### What you are asked to do:
Omit every picture, and retype the lines that run from the beginning of the data below through the line containing "0.252, 0.266, 0.268, 0.263, 0.316, 0.322, 0.337, 0.386]", inclusive.

Dataset entries:
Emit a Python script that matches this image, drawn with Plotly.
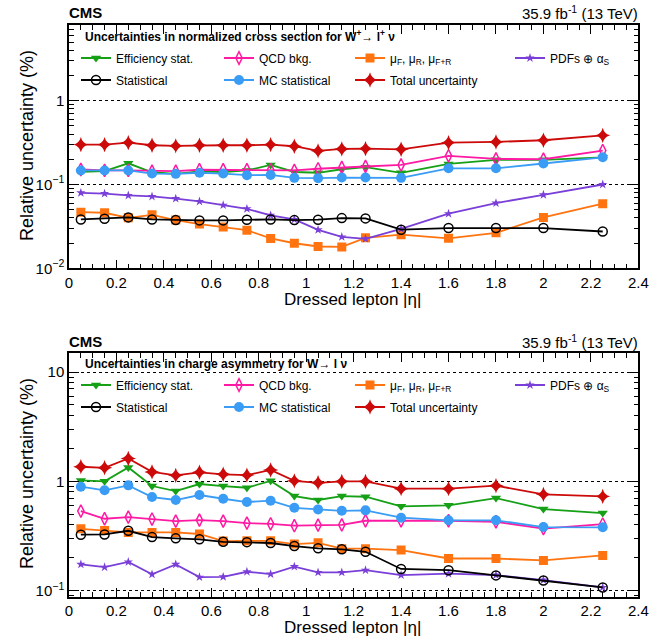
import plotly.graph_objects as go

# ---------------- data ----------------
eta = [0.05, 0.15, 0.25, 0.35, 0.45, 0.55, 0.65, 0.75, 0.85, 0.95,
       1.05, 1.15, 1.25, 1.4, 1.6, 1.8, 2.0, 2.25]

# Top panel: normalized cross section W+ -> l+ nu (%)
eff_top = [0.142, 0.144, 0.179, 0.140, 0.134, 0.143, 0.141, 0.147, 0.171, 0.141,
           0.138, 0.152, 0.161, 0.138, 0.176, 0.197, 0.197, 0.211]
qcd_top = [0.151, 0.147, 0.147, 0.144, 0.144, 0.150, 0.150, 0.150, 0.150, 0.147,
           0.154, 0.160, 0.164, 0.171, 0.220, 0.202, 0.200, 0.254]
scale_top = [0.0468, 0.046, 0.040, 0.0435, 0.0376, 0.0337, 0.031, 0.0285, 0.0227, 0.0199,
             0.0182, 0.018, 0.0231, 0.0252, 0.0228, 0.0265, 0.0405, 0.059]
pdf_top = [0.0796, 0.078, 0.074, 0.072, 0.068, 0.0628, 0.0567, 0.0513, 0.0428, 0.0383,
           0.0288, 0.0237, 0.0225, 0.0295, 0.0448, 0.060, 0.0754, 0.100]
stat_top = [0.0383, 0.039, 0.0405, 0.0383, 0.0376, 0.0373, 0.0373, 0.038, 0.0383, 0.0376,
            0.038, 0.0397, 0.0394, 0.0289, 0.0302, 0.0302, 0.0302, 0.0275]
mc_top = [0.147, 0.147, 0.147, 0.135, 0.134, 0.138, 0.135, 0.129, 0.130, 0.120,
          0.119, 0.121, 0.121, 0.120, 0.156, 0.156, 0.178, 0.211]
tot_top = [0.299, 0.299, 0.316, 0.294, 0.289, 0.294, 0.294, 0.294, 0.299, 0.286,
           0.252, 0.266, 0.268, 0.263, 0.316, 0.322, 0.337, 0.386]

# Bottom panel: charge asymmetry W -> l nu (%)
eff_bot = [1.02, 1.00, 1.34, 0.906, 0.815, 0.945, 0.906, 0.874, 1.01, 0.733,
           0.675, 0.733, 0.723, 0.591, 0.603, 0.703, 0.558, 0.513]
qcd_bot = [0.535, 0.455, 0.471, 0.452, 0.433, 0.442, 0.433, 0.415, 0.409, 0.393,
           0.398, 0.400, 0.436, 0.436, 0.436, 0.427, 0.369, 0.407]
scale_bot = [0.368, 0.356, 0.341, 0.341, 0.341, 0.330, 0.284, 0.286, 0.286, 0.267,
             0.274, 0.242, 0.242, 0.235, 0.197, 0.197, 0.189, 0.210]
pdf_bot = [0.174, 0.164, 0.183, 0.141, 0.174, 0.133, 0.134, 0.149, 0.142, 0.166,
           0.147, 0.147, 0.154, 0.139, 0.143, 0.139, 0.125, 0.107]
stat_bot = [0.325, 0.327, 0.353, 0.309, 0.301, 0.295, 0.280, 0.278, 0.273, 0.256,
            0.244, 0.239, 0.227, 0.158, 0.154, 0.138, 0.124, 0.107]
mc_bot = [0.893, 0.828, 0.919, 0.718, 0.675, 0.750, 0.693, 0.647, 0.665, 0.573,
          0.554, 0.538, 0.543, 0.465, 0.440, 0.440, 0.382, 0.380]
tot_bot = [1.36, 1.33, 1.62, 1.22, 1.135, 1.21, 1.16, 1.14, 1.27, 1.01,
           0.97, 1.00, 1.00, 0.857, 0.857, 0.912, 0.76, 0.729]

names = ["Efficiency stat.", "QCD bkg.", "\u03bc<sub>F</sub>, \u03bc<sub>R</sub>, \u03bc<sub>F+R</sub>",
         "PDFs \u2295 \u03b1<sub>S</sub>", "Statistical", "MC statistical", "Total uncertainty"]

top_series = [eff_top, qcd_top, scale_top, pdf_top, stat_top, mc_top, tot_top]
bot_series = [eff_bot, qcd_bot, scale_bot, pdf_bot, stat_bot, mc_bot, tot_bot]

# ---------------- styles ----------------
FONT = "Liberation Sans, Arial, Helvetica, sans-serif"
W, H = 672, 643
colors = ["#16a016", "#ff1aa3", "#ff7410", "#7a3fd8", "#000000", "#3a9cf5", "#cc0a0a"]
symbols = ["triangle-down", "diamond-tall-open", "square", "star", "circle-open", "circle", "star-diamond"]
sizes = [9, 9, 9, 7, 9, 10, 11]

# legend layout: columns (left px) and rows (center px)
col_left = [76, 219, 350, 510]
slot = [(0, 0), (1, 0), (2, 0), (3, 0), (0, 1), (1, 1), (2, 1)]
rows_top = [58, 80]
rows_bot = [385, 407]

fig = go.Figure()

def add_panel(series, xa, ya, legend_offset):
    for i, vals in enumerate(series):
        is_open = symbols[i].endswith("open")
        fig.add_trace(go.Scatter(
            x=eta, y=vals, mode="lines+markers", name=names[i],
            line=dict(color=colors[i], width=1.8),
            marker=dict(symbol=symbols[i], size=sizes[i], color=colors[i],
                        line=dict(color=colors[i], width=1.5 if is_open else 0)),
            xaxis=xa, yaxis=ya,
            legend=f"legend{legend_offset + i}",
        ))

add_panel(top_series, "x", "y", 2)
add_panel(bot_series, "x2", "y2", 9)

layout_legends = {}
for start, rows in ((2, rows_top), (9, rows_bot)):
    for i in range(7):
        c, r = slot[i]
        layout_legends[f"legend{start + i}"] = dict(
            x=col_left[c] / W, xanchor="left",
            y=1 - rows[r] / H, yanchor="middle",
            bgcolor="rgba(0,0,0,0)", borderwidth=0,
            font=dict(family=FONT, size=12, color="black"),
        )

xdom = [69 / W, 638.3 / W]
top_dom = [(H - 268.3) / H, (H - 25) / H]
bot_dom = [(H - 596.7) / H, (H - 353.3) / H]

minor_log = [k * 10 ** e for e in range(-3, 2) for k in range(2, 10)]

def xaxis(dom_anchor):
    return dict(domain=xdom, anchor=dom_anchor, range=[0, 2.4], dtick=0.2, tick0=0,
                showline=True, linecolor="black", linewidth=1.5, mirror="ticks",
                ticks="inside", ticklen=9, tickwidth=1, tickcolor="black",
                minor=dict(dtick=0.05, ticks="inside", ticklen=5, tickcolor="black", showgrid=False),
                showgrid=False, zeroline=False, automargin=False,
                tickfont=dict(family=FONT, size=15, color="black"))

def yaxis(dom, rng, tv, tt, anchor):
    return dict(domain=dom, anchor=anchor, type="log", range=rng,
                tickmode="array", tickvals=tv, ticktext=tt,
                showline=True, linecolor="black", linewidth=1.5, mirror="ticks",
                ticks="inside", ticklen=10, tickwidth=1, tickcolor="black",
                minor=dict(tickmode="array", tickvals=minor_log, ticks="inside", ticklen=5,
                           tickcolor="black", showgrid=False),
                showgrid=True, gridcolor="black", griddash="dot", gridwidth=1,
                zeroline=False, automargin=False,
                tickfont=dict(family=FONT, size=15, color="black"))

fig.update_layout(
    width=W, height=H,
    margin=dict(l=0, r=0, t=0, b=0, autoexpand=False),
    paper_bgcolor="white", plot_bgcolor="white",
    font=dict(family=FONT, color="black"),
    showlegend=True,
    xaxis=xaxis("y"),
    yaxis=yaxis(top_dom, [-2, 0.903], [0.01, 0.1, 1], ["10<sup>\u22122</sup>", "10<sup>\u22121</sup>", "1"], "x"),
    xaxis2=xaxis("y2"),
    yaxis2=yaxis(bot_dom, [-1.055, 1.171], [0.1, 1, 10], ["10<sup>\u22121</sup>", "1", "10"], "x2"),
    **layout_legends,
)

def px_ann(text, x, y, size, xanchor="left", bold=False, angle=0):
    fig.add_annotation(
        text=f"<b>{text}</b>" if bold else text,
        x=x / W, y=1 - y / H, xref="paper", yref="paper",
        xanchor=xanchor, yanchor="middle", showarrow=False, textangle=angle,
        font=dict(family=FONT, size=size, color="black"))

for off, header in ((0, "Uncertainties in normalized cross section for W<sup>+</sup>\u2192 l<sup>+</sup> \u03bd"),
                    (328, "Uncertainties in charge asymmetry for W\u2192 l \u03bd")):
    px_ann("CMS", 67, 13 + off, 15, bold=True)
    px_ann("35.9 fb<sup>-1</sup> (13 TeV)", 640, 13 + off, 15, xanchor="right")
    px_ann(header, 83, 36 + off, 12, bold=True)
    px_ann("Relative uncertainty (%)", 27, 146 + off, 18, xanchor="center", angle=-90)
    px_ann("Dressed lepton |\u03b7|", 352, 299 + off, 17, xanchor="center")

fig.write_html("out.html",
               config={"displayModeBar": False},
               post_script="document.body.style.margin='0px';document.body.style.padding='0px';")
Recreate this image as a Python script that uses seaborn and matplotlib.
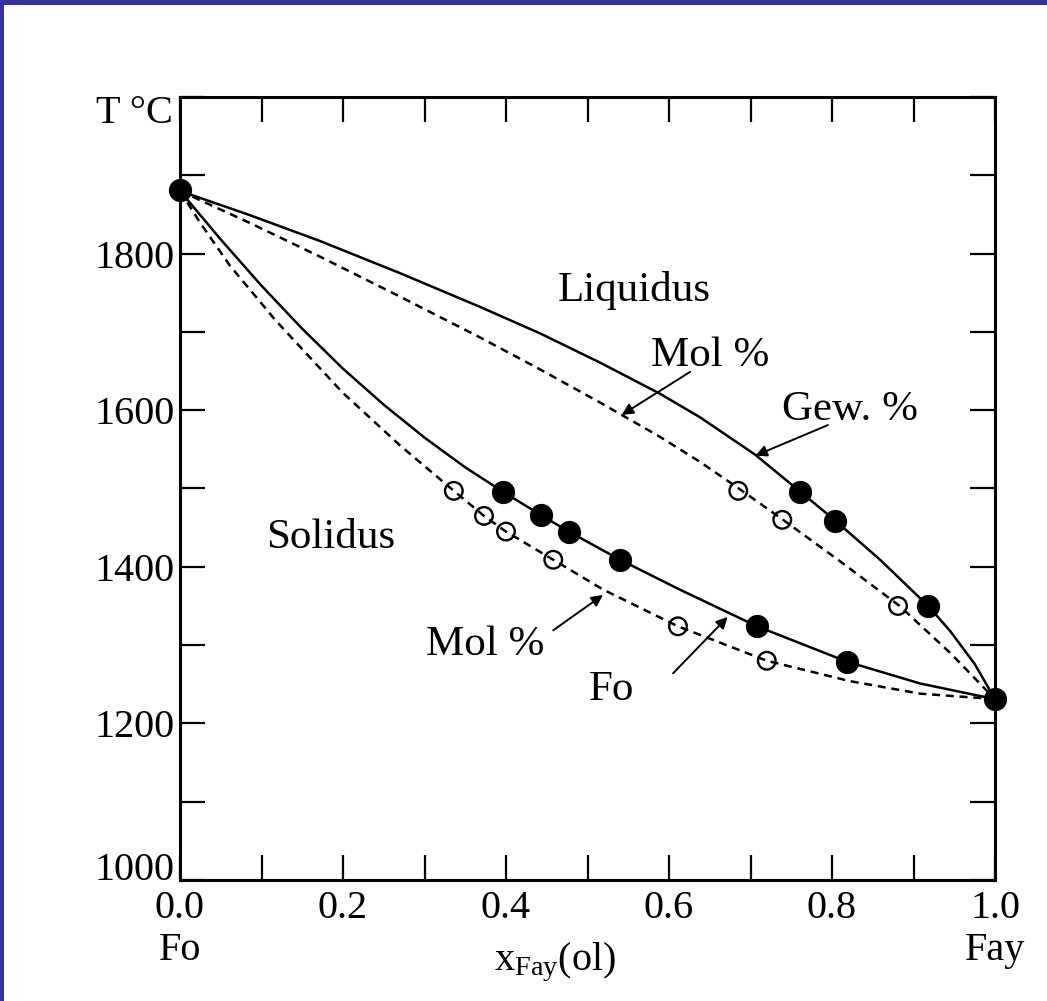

### Result for this task:
Emit a Python script that matches this image, drawn with Plotly.
import plotly.graph_objects as go

# ---------------- data ----------------
eta = [0.05, 0.15, 0.25, 0.35, 0.45, 0.55, 0.65, 0.75, 0.85, 0.95,
       1.05, 1.15, 1.25, 1.4, 1.6, 1.8, 2.0, 2.25]

# Top panel: normalized cross section W+ -> l+ nu (%)
eff_top = [0.142, 0.144, 0.179, 0.140, 0.134, 0.143, 0.141, 0.147, 0.171, 0.141,
           0.138, 0.152, 0.161, 0.138, 0.176, 0.197, 0.197, 0.211]
qcd_top = [0.151, 0.147, 0.147, 0.144, 0.144, 0.150, 0.150, 0.150, 0.150, 0.147,
           0.154, 0.160, 0.164, 0.171, 0.220, 0.202, 0.200, 0.254]
scale_top = [0.0468, 0.046, 0.040, 0.0435, 0.0376, 0.0337, 0.031, 0.0285, 0.0227, 0.0199,
             0.0182, 0.018, 0.0231, 0.0252, 0.0228, 0.0265, 0.0405, 0.059]
pdf_top = [0.0796, 0.078, 0.074, 0.072, 0.068, 0.0628, 0.0567, 0.0513, 0.0428, 0.0383,
           0.0288, 0.0237, 0.0225, 0.0295, 0.0448, 0.060, 0.0754, 0.100]
stat_top = [0.0383, 0.039, 0.0405, 0.0383, 0.0376, 0.0373, 0.0373, 0.038, 0.0383, 0.0376,
            0.038, 0.0397, 0.0394, 0.0289, 0.0302, 0.0302, 0.0302, 0.0275]
mc_top = [0.147, 0.147, 0.147, 0.135, 0.134, 0.138, 0.135, 0.129, 0.130, 0.120,
          0.119, 0.121, 0.121, 0.120, 0.156, 0.156, 0.178, 0.211]
tot_top = [0.299, 0.299, 0.316, 0.294, 0.289, 0.294, 0.294, 0.294, 0.299, 0.286,
           0.252, 0.266, 0.268, 0.263, 0.316, 0.322, 0.337, 0.386]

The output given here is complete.